O calor era quase insuportável quando cheguei. Era meia tarde. A «hora do calor». E na Atalaia não fazem por menos. Como sempre se faz, circulei. Encontrei amigos, pus conversa em dia – há tanto tempo, pá! – e voltei a circular, circular. Experimentei uma entrada na Festa do Disco, coisa grande bonita e barata. Havia ali milhares de DVD’s e discos, ora pois, a preços que riam para mim, atrevidos.
Nas avenidas encontrei imensas crianças. Da mesma forma que os católicos se acham no direito de encaminhar os filhos para a sua crença, também os comunistas, detentores de uma fé infinita, o fazem. Miúdos pequeninos com camisolas do Lenine, quando nunca souberam quem foi Lenine ou, mais importante, por que mortes foi Lenine responsável. Isto das camisolas do Lenine e do Ché fazem-me pensar uma outra coisa: imaginemos que a festa era outra: de nacional-socialistas. Imaginemos que em vez do Lenine e do Ché, estavam nas camisolas Hitler e Mussolini. Imaginemos que em vez de foices e martelos eram erguidas ao alto cruzes suásticas. Por cá dizem-me: não tem nada a ver. Pois não. Claro que não.
Adiante. Já noitinha, com uma larica que já me entorpecia os sentidos, exagero meu, procurei um sítio para comer.

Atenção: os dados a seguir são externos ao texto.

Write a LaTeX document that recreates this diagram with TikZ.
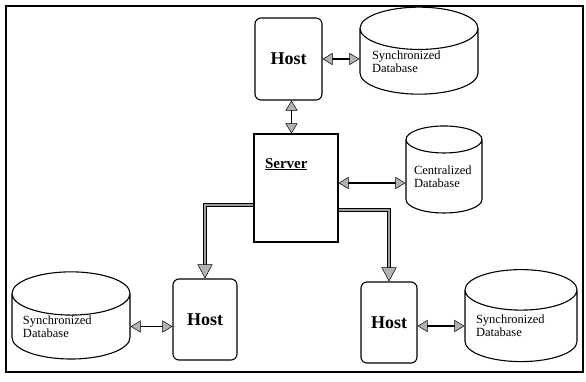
\documentclass[tikz,border=0pt]{standalone}
\usepackage{fontspec}
\setmainfont{Liberation Serif}
\usetikzlibrary{arrows.meta}
\usetikzlibrary{shapes.geometric}
\usetikzlibrary{positioning}

\begin{document}
\begin{tikzpicture}[x=1pt, y=-1pt,
    host/.style={draw, line width=1.1pt, rounded corners=6pt, inner sep=0pt,
      font=\fontsize{18}{20}\selectfont\bfseries},
    dbase/.style={draw, line width=1.1pt, cylinder, shape border rotate=90, aspect=0.45,
      inner sep=0pt, align=left, font=\fontsize{12.5}{13}\selectfont},
    serverbox/.style={draw, line width=1.1pt, inner xsep=11pt, inner ysep=0pt, align=left,
      text width=62pt, text height=34pt, text depth=74pt,
      font=\fontsize{15}{17}\selectfont\bfseries},
    biarrow/.style={line width=1.4pt,
      {Triangle[length=10pt, width=12pt, fill=gray!60, line width=0.5pt]}-{Triangle[length=10pt, width=12pt, fill=gray!60, line width=0.5pt]}},
    feed/.style={line width=0.8pt, double=gray!75, double distance=1.8pt,
      -{Triangle[length=14pt, width=15pt, fill=gray!60, line width=0.5pt]}}]
  \useasboundingbox (0,0) rectangle (586,381);
  \draw [line width=1.4pt] (6,6) rectangle (583,372);

  \node [host, minimum width=67pt, minimum height=82pt] (hostT) at (288.5,59) {Host};
  \node [dbase, minimum width=118pt, minimum height=87pt, text width=94pt] (dbT) at (419,61.5) {Synchronized\\Database};
  \node [serverbox] (server) at (296,188) {\underline{Server}};
  \node [dbase, minimum width=76pt, minimum height=87pt, text width=60pt] (dbC) at (444,176.5) {Centralized\\Database};

  \node [host, minimum width=64pt, minimum height=81pt] (hostL) at (205,319.5) {Host};
  \node [dbase, minimum width=118pt, minimum height=83pt, text width=96pt] (dbL) at (71,326.5) {Synchronized\\Database};
  \node [host, minimum width=56pt, minimum height=81pt] (hostR) at (389,322.5) {Host};
  \node [dbase, minimum width=112pt, minimum height=92pt, text width=90pt] (dbR) at (521,326) {Synchronized\\Database};

  \draw [biarrow] (hostT.east) -- (hostT.east -| dbT.west);
  \draw [biarrow] ([xshift=3pt]hostT.south) -- ([xshift=3pt]hostT.south |- server.north);
  \draw [biarrow] ([yshift=5pt]server.east) -- ([yshift=5pt]server.east -| dbC.west);
  \draw [biarrow] (dbL.east) -- (dbL.east -| hostL.west);
  \draw [biarrow] (dbR.west -| hostR.east) -- (dbR.west);

  \draw [feed] ([yshift=-17pt]server.west) -| (hostL.north);
  \draw [feed] ([yshift=-22pt]server.east) -| (hostR.north);
\end{tikzpicture}
\end{document}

Pensei numa francesinha, mas a fila era simplesmente gigantesca. Depois pensei noutros sete restaurantes, mas as filas eram igualmente grandes. Passei por um e sorri. Dizem que os tempos mudam e o que vi é prova disso. Ao fim da tarde, a maior fila da festa do Avante era a da marisqueira. O tempo das bifanas é outro. Acabei a comer uma vitelinha assada num restaurante meio escondido (Santo Tirso). Coisa discreta, que não chama as atenções. No fim, parecia um buda, com um barrigão que só julgava possível para os consumidores compulsivos de cerveja.
Ao fim da noite, tristonho por, em dois dias, ninguém me ter chamado camarada, vi um pouco do concerto dos Clã – um concerto fantástico – e perdi, por coisa de três minutos ou menos, a maravilhosa e arrepiante Carvalhesa. Uma pena.
Ah!, esqueci-me de vos dizer ontem: vi a excelentíssima Ilda Figueiredo, essa referência da política nacional, toda ela de fatinho e copinho na mão enquanto confraternizava com camaradas.